Quando eu te conheci, ali pela década de 1990, não fazia ideia de que você se tornaria minha paixão literária. Eu tinha uns vinte anos, alguns sonhos, muitas dúvidas em relação à minha existência e uma vontade louca de ler e escrever como forma de resistência ao caos que era à minha vida.
Não é fácil explicar o que nos aproxima de certos autores e de outros não. Muitas vezes é o próprio acaso e não encontramos justificativas racionais e plausíveis. Eu ouvi falar que nossas escolhas podem ser explicadas pela existência de “anjos da guarda da leitura”. São eles que nos conduzem a certas obras e a certos autores, que acabam contribuindo para nossa formação acadêmica e nossa evolução espiritual.
Primeiro, Drummond, você foi uma leitura aleatória de um livro que caiu em minhas mãos. Depois, objeto de um seminário na disciplina de Literatura Brasileira, em meu Curso de Letras, na Universidade Estadual do Ceará (UECE).
O tempo passou e na minha memória um verso ficou cristalizado: “Vai, Carlos, ser gauche na vida!”. Você disse, no poema “Infância”, que não sabia que sua “História era mais bonita que a de Robinson Crusoé”, mas eu me sentia mais gauche do que você.
Nos anos 2000, eu realizei um dos meus grandes sonhos: fazer o mestrado em Letras na Universidade Federal do Ceará (UFC).
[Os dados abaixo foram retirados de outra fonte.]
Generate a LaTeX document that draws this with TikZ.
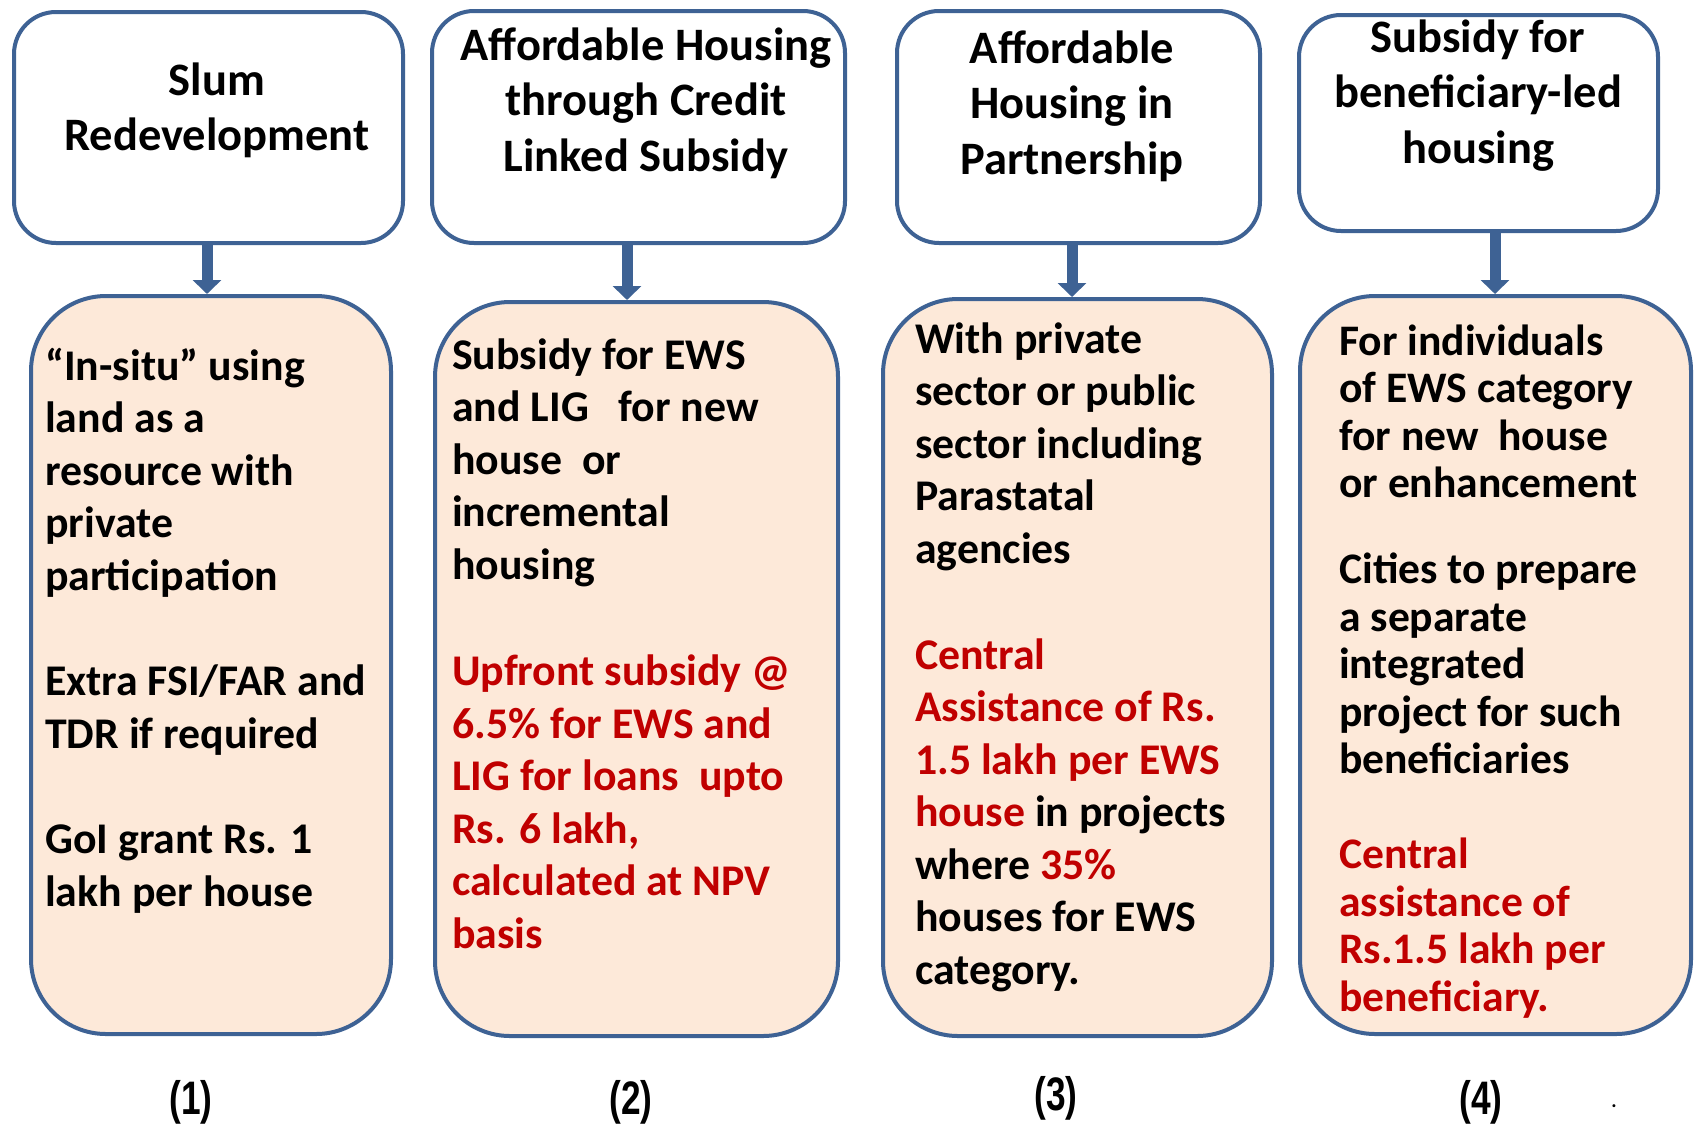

Levei-te comigo na condição de pesquisado. Terceiro encontro. Pudemos nos conhecer mais intimamente.
Descobri em você, um mineiro nascido no início do século XX, mais precisamente no dia 31 de outubro de 1902, um universo de pedras, enigmas, sombras, personagens, amores, reflexões, lições, impurezas, corpos e paixões. Descobri, ainda, Drummond, que para além de poeta, contista e cronista, que você foi um pintor de situações, um observador e um leitor arguto de seu tempo.
Em sua vasta e multifacetada obra, você registrou do cotidiano em Itabira (“Cidadezinha qualquer”) a pedra no meio do caminho (“No meio do caminho ”); de seu nascimento gauche enquanto poeta (“Poema de sete faces” ) a uma feia flor que “furou o asfalto, o tédio, o nojo e ódio” (“A flor e a náusea”), o fazer poético (“Poesia”), a vontade de ser rei mundo para decretar que mãe não morre nunca (“Para sempre”) etc. Todas essas composições exalam uma extrema sensibilidade, inteligência, senso de humor e emoção contida. Formalmente, elas se caracterizam pelo verso livre e pela mescla da linguagem coloquial e da linguagem culta.
Passeou por ritmos, sons e sensações, mas o cerne da sua obra é a lírica e a ironia, até chegar à universalidade. Atingiu-a por meio do individualismo e de experiências pessoais. Seus temas recorrentes foram: a existência humana, os amigos e a família, as mazelas sociais, o pessimismo, a morte, o amor a mulher e à sua terra natal, a visão sarcástica do mundo e das pessoas.
Sob um posto de vista individualista, melancólico e cético escreveu suas três primeiras obras: Alguma Poesia (1930), Brejo das Almas (1934) e Sentimento do Mundo (1940). Contudo, os versos de A Rosa do Povo (1945) nos mostram um poeta maduro que se encaminha em direção da história contemporânea e da experiência coletiva, participando, solidarizando-se social e politicamente, descobrindo na guerra (travada não mais consigo mesmo) uma luta mais cruel e sangrenta e que, portanto, é preciso sair de si e estar com outro.
Nosso quarto encontro foi em 2020, quando a UFC me conferiu o título de doutora por fazer aquilo que eu faço de melhor: ler você. A você, poeta multifacetado, detentor de uma vasta obra que, tal como Camões ou Fernando Pessoa, conseguiu refletir as inquietações de uma época, meu amor eterno.